**WHAT THE TASK REQUIRES**
Leave out the pictures, then reproduce the rest of the material exactly.

**INFORMATION PROVIDED**
——————
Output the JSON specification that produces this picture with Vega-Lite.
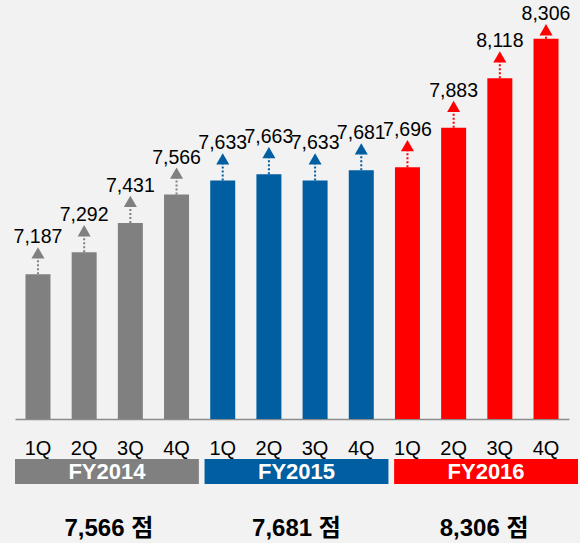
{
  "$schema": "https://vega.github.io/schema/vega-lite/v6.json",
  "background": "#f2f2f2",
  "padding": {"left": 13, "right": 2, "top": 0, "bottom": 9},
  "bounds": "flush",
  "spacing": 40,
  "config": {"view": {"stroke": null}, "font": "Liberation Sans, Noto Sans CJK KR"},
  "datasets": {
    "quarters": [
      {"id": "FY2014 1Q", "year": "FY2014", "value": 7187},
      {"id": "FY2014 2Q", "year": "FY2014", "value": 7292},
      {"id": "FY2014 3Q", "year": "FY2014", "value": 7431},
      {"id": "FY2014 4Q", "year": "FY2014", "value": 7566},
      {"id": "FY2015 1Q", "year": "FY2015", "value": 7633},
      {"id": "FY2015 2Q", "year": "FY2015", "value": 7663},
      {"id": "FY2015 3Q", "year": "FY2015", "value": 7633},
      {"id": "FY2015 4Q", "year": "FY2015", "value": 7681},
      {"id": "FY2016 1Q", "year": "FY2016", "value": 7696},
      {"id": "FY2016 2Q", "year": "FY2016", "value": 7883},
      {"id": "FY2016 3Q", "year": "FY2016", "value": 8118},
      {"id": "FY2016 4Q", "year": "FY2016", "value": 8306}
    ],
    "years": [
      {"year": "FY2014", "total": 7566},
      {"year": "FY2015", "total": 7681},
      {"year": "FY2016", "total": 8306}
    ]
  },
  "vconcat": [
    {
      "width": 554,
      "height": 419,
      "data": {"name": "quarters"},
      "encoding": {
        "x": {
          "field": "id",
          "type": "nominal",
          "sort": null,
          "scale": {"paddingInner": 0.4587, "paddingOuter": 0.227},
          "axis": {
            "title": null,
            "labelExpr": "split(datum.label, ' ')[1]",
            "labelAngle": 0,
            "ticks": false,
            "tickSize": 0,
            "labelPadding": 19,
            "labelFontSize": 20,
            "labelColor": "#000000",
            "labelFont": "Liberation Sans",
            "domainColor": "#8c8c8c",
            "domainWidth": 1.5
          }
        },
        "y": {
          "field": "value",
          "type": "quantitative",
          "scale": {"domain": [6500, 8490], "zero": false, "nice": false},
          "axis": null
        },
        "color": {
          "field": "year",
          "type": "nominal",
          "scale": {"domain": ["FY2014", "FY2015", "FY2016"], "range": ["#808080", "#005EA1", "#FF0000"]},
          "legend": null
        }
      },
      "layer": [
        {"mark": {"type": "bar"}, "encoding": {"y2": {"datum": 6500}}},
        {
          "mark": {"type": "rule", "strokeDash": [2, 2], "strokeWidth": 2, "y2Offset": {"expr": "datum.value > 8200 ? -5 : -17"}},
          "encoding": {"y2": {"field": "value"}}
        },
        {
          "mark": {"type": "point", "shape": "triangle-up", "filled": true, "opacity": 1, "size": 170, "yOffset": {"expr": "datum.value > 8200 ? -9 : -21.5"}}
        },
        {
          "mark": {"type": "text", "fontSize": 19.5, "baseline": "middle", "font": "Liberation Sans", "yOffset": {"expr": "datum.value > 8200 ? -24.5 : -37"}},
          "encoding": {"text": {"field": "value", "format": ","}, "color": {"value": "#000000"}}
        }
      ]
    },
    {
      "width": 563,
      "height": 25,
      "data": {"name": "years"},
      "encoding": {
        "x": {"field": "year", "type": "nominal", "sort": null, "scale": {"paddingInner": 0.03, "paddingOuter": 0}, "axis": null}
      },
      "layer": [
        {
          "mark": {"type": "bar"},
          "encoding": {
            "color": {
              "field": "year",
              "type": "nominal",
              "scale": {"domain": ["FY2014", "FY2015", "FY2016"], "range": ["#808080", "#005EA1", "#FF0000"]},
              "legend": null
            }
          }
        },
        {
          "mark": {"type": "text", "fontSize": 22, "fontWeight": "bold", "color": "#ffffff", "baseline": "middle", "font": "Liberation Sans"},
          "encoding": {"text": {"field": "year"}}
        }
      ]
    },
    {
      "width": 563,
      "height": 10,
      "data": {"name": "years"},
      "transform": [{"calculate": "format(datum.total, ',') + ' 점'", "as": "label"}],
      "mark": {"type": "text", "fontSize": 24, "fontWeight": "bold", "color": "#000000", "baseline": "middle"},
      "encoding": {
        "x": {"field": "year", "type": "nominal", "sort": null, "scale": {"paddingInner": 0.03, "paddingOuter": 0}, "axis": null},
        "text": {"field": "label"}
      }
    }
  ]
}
——————
**OUTPUT OF THE TASK**
Output the JSON specification that produces this picture with Vega-Lite.
{
  "$schema": "https://vega.github.io/schema/vega-lite/v6.json",
  "background": "#f2f2f2",
  "padding": {"left": 13, "right": 2, "top": 0, "bottom": 9},
  "bounds": "flush",
  "spacing": 40,
  "config": {"view": {"stroke": null}, "font": "Liberation Sans, Noto Sans CJK KR"},
  "datasets": {
    "quarters": [
      {"id": "FY2014 1Q", "year": "FY2014", "value": 7187},
      {"id": "FY2014 2Q", "year": "FY2014", "value": 7292},
      {"id": "FY2014 3Q", "year": "FY2014", "value": 7431},
      {"id": "FY2014 4Q", "year": "FY2014", "value": 7566},
      {"id": "FY2015 1Q", "year": "FY2015", "value": 7633},
      {"id": "FY2015 2Q", "year": "FY2015", "value": 7663},
      {"id": "FY2015 3Q", "year": "FY2015", "value": 7633},
      {"id": "FY2015 4Q", "year": "FY2015", "value": 7681},
      {"id": "FY2016 1Q", "year": "FY2016", "value": 7696},
      {"id": "FY2016 2Q", "year": "FY2016", "value": 7883},
      {"id": "FY2016 3Q", "year": "FY2016", "value": 8118},
      {"id": "FY2016 4Q", "year": "FY2016", "value": 8306}
    ],
    "years": [
      {"year": "FY2014", "total": 7566},
      {"year": "FY2015", "total": 7681},
      {"year": "FY2016", "total": 8306}
    ]
  },
  "vconcat": [
    {
      "width": 554,
      "height": 419,
      "data": {"name": "quarters"},
      "encoding": {
        "x": {
          "field": "id",
          "type": "nominal",
          "sort": null,
          "scale": {"paddingInner": 0.4587, "paddingOuter": 0.227},
          "axis": {
            "title": null,
            "labelExpr": "split(datum.label, ' ')[1]",
            "labelAngle": 0,
            "ticks": false,
            "tickSize": 0,
            "labelPadding": 19,
            "labelFontSize": 20,
            "labelColor": "#000000",
            "labelFont": "Liberation Sans",
            "domainColor": "#8c8c8c",
            "domainWidth": 1.5
          }
        },
        "y": {
          "field": "value",
          "type": "quantitative",
          "scale": {"domain": [6500, 8490], "zero": false, "nice": false},
          "axis": null
        },
        "color": {
          "field": "year",
          "type": "nominal",
          "scale": {"domain": ["FY2014", "FY2015", "FY2016"], "range": ["#808080", "#005EA1", "#FF0000"]},
          "legend": null
        }
      },
      "layer": [
        {"mark": {"type": "bar"}, "encoding": {"y2": {"datum": 6500}}},
        {
          "mark": {"type": "rule", "strokeDash": [2, 2], "strokeWidth": 2, "y2Offset": {"expr": "datum.value > 8200 ? -5 : -17"}},
          "encoding": {"y2": {"field": "value"}}
        },
        {
          "mark": {"type": "point", "shape": "triangle-up", "filled": true, "opacity": 1, "size": 170, "yOffset": {"expr": "datum.value > 8200 ? -9 : -21.5"}}
        },
        {
          "mark": {"type": "text", "fontSize": 19.5, "baseline": "middle", "font": "Liberation Sans", "yOffset": {"expr": "datum.value > 8200 ? -24.5 : -37"}},
          "encoding": {"text": {"field": "value", "format": ","}, "color": {"value": "#000000"}}
        }
      ]
    },
    {
      "width": 563,
      "height": 25,
      "data": {"name": "years"},
      "encoding": {
        "x": {"field": "year", "type": "nominal", "sort": null, "scale": {"paddingInner": 0.03, "paddingOuter": 0}, "axis": null}
      },
      "layer": [
        {
          "mark": {"type": "bar"},
          "encoding": {
            "color": {
              "field": "year",
              "type": "nominal",
              "scale": {"domain": ["FY2014", "FY2015", "FY2016"], "range": ["#808080", "#005EA1", "#FF0000"]},
              "legend": null
            }
          }
        },
        {
          "mark": {"type": "text", "fontSize": 22, "fontWeight": "bold", "color": "#ffffff", "baseline": "middle", "font": "Liberation Sans"},
          "encoding": {"text": {"field": "year"}}
        }
      ]
    },
    {
      "width": 563,
      "height": 10,
      "data": {"name": "years"},
      "transform": [{"calculate": "format(datum.total, ',') + ' 점'", "as": "label"}],
      "mark": {"type": "text", "fontSize": 24, "fontWeight": "bold", "color": "#000000", "baseline": "middle"},
      "encoding": {
        "x": {"field": "year", "type": "nominal", "sort": null, "scale": {"paddingInner": 0.03, "paddingOuter": 0}, "axis": null},
        "text": {"field": "label"}
      }
    }
  ]
}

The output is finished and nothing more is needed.